* [WRITTEN EXERCISE] Write out exactly the lines of the entries below from the one holding "Give me the" to the one holding "Chart.register(...registerables);", inclusive, and leave out all other lines.

(Source data)
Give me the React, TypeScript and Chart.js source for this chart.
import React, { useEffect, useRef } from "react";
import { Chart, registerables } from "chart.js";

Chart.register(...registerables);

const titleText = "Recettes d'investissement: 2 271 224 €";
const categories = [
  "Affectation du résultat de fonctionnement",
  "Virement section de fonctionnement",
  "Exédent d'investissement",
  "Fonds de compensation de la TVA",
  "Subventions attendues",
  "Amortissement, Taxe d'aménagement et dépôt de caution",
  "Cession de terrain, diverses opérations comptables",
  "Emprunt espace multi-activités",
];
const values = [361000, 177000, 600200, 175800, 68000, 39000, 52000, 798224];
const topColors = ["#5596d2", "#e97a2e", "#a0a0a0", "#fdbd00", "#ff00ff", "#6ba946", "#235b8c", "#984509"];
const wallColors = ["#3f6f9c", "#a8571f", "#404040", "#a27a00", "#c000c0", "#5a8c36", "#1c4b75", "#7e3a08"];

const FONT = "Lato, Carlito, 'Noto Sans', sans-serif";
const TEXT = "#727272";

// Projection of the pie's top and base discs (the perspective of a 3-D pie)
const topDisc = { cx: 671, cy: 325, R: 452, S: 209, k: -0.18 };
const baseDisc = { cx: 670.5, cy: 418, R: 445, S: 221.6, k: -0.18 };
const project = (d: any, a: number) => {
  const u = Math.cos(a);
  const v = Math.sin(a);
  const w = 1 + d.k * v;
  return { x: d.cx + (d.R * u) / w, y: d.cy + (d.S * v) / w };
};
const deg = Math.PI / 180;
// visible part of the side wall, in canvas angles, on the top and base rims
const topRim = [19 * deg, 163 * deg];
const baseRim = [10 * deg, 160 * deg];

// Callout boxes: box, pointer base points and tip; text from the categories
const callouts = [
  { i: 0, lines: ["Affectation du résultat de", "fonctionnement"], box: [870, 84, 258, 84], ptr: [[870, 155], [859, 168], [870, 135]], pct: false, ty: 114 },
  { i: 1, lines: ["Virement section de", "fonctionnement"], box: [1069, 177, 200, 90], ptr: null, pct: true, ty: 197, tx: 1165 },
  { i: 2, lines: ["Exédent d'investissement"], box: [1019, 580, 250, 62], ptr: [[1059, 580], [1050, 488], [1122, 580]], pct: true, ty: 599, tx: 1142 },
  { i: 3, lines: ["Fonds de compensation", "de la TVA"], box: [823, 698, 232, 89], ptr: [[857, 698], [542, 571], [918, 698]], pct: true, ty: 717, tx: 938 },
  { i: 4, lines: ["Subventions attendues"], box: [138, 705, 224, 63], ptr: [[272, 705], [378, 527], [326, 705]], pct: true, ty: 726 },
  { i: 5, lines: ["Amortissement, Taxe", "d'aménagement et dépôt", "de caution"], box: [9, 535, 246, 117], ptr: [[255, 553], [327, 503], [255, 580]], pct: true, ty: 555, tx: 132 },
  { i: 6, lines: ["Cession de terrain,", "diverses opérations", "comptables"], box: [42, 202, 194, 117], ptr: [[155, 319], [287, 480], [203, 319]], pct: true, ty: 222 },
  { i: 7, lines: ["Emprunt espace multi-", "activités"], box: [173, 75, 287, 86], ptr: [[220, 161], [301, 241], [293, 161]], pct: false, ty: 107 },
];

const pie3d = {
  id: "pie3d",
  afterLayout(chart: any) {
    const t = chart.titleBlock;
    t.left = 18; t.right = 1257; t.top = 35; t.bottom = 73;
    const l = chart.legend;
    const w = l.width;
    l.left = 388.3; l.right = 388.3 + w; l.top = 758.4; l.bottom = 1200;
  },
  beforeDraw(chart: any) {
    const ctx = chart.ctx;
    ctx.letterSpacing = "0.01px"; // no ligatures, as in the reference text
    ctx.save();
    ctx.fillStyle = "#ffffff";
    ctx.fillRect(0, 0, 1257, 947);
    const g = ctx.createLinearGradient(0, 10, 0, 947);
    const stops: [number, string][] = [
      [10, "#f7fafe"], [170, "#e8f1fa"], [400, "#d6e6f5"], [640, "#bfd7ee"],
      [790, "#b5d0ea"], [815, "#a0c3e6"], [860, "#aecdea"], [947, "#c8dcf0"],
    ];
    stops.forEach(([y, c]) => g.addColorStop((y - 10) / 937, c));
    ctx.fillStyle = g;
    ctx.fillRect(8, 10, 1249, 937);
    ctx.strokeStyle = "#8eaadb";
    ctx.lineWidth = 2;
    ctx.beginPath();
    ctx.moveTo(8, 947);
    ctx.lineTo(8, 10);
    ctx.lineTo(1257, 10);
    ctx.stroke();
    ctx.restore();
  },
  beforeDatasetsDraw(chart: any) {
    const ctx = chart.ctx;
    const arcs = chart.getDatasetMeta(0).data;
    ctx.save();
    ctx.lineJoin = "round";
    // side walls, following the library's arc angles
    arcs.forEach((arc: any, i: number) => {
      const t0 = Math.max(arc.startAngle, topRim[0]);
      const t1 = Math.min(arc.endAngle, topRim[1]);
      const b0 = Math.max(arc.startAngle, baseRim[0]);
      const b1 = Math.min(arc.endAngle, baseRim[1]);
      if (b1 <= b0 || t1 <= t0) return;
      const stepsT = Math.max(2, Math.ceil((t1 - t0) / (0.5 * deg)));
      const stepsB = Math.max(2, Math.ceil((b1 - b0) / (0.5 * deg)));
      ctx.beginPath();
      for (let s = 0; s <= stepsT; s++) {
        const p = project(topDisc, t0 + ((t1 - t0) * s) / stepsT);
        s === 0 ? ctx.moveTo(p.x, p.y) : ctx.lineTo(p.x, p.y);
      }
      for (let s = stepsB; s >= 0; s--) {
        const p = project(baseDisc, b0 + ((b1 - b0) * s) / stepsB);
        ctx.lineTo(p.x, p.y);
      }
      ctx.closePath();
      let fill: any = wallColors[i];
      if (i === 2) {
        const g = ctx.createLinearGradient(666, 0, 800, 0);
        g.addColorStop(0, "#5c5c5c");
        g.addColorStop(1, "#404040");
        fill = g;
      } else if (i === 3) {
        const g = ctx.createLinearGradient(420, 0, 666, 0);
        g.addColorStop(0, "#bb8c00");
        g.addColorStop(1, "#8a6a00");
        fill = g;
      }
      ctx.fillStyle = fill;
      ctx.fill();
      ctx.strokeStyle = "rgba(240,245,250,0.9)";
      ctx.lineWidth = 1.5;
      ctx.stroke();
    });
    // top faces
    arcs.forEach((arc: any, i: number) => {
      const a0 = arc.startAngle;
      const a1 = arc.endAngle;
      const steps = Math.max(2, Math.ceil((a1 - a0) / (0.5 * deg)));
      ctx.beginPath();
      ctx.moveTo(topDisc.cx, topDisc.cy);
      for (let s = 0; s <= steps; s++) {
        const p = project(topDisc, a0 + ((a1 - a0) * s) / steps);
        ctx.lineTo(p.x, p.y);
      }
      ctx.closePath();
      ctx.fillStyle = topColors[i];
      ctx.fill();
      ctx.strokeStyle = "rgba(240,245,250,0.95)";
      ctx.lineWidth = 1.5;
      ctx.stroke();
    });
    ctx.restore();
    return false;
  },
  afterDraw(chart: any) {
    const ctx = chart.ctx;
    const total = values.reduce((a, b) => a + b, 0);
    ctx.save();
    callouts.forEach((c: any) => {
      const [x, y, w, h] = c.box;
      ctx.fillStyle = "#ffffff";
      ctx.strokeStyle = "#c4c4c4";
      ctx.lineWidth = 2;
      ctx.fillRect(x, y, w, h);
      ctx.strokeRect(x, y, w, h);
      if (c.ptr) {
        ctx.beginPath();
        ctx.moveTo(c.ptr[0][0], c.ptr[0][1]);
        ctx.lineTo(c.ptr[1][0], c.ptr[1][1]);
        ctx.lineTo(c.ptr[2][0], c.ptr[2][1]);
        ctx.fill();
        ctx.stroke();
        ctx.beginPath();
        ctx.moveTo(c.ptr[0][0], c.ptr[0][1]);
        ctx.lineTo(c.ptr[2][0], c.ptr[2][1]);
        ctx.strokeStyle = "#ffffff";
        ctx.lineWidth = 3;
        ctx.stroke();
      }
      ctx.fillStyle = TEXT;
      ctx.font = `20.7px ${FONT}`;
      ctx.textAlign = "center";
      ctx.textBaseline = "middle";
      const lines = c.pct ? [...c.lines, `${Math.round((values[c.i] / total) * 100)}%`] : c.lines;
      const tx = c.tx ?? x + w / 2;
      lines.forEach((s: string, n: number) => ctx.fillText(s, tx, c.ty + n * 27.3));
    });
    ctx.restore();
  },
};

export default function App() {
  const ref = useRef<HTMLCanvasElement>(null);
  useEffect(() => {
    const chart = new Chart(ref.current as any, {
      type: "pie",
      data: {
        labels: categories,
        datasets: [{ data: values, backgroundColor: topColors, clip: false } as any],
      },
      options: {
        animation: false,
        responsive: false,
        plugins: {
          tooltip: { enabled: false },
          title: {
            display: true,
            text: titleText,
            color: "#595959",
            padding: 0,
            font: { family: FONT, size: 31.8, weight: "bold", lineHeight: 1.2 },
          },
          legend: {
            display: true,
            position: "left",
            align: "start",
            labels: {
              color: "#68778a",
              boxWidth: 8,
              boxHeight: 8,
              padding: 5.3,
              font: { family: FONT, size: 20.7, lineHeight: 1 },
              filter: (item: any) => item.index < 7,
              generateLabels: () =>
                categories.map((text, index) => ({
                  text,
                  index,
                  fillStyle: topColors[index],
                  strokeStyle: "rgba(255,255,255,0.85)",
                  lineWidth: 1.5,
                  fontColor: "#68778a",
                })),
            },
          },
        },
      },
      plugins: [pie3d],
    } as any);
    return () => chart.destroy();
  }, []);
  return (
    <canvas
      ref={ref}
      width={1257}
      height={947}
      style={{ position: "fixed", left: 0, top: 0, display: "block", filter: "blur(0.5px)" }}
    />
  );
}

==

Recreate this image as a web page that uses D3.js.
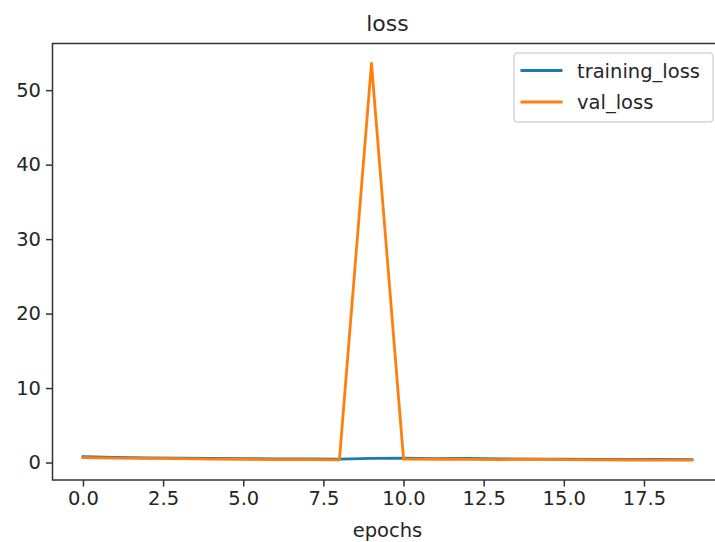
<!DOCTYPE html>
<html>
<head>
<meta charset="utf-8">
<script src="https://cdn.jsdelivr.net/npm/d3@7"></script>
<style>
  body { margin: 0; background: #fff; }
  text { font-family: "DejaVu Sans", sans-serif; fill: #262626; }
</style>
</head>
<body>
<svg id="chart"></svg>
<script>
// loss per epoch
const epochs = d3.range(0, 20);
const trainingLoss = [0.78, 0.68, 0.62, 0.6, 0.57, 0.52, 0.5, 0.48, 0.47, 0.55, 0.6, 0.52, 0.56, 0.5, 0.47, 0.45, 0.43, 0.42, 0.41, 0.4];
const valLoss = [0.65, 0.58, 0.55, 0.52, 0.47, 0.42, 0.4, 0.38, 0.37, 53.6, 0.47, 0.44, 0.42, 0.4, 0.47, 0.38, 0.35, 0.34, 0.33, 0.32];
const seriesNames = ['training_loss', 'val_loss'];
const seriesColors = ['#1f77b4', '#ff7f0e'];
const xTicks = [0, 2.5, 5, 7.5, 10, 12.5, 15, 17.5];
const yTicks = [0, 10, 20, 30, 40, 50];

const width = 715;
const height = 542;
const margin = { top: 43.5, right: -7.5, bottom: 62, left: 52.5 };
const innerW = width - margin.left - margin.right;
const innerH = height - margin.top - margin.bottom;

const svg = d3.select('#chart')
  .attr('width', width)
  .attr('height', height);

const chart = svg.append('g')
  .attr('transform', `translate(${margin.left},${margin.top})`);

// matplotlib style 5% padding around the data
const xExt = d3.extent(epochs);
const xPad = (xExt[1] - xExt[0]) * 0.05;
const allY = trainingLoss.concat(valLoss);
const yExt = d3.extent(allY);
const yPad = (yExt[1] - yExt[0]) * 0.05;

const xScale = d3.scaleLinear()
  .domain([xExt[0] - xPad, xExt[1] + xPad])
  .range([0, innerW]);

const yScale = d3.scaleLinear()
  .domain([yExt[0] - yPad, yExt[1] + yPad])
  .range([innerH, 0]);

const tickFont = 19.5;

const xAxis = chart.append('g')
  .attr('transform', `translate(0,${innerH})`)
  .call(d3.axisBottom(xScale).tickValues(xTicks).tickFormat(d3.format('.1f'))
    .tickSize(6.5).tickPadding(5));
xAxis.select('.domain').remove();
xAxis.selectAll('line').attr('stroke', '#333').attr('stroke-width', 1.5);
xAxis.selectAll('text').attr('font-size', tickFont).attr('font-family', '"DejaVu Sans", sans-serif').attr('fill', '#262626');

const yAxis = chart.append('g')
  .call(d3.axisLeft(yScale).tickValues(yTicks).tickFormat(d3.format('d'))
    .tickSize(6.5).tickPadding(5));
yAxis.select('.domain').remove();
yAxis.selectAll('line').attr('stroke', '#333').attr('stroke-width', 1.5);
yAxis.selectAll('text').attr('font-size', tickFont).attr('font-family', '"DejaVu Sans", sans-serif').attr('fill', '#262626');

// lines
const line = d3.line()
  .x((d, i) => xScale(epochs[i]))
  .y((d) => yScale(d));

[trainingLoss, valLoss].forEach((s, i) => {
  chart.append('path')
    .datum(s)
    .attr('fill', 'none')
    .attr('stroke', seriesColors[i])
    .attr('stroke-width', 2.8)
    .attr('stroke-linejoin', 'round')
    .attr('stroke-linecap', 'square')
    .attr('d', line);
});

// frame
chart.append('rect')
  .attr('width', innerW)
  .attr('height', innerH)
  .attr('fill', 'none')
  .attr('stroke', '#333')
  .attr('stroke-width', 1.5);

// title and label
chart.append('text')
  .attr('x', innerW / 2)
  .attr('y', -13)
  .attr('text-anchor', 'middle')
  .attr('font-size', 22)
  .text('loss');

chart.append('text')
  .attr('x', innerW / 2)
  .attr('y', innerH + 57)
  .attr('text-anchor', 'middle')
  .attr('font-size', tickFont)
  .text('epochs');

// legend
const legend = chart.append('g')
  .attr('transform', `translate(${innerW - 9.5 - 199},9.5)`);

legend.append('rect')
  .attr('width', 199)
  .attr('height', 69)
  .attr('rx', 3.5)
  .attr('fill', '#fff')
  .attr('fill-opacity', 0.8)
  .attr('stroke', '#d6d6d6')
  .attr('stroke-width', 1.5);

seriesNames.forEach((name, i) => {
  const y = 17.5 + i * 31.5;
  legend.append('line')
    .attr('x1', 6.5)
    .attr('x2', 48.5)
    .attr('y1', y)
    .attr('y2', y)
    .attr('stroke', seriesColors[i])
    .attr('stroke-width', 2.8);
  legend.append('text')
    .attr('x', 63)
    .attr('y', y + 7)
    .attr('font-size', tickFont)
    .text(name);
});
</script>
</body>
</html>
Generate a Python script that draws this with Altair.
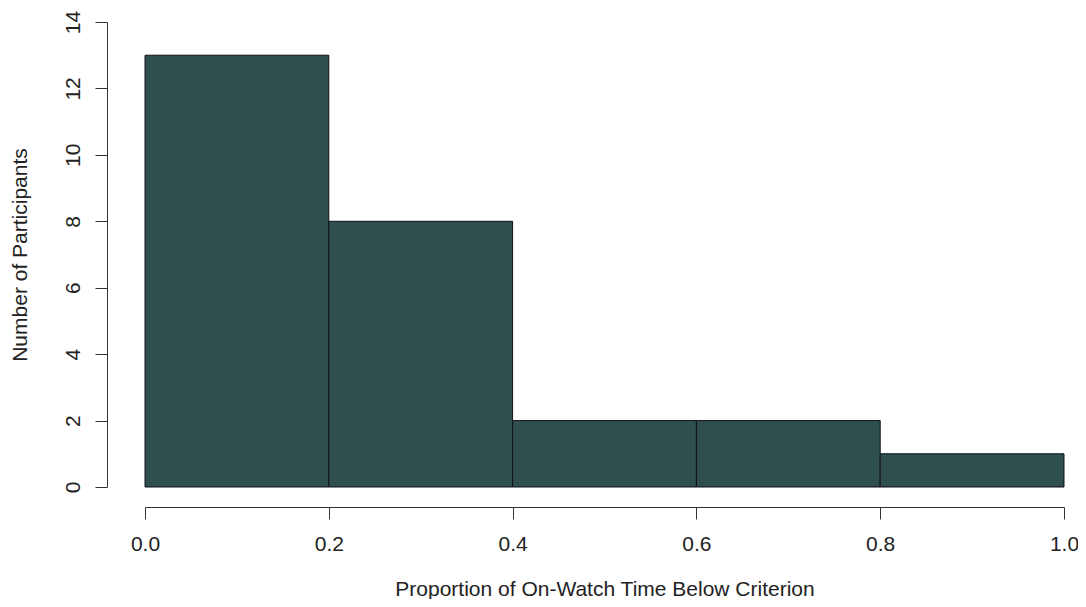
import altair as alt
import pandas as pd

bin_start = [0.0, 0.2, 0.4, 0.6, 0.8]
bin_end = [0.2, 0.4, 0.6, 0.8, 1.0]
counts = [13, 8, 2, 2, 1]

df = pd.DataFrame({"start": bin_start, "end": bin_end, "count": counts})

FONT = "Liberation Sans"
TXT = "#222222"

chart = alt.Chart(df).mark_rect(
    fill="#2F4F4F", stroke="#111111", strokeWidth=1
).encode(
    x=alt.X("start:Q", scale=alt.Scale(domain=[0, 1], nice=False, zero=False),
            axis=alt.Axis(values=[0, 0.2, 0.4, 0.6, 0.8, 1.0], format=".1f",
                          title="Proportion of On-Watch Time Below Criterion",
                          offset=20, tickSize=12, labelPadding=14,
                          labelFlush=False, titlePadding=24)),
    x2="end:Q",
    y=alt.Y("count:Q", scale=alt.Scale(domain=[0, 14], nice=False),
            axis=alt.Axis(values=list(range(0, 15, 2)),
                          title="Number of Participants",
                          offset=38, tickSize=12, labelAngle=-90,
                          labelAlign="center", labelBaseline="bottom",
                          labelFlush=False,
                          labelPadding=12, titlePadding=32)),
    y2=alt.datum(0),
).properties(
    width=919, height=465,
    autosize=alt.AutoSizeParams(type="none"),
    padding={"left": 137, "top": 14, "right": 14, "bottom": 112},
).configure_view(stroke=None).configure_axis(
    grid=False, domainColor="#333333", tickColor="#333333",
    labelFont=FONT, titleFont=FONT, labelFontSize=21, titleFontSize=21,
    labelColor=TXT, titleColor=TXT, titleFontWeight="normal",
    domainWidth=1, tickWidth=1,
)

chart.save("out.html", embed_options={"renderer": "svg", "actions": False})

* [CORRECT ANSWER]
Give me the React, TypeScript and Chart.js source for this chart.
import React, { useEffect, useRef } from "react";
import { Chart, registerables } from "chart.js";

Chart.register(...registerables);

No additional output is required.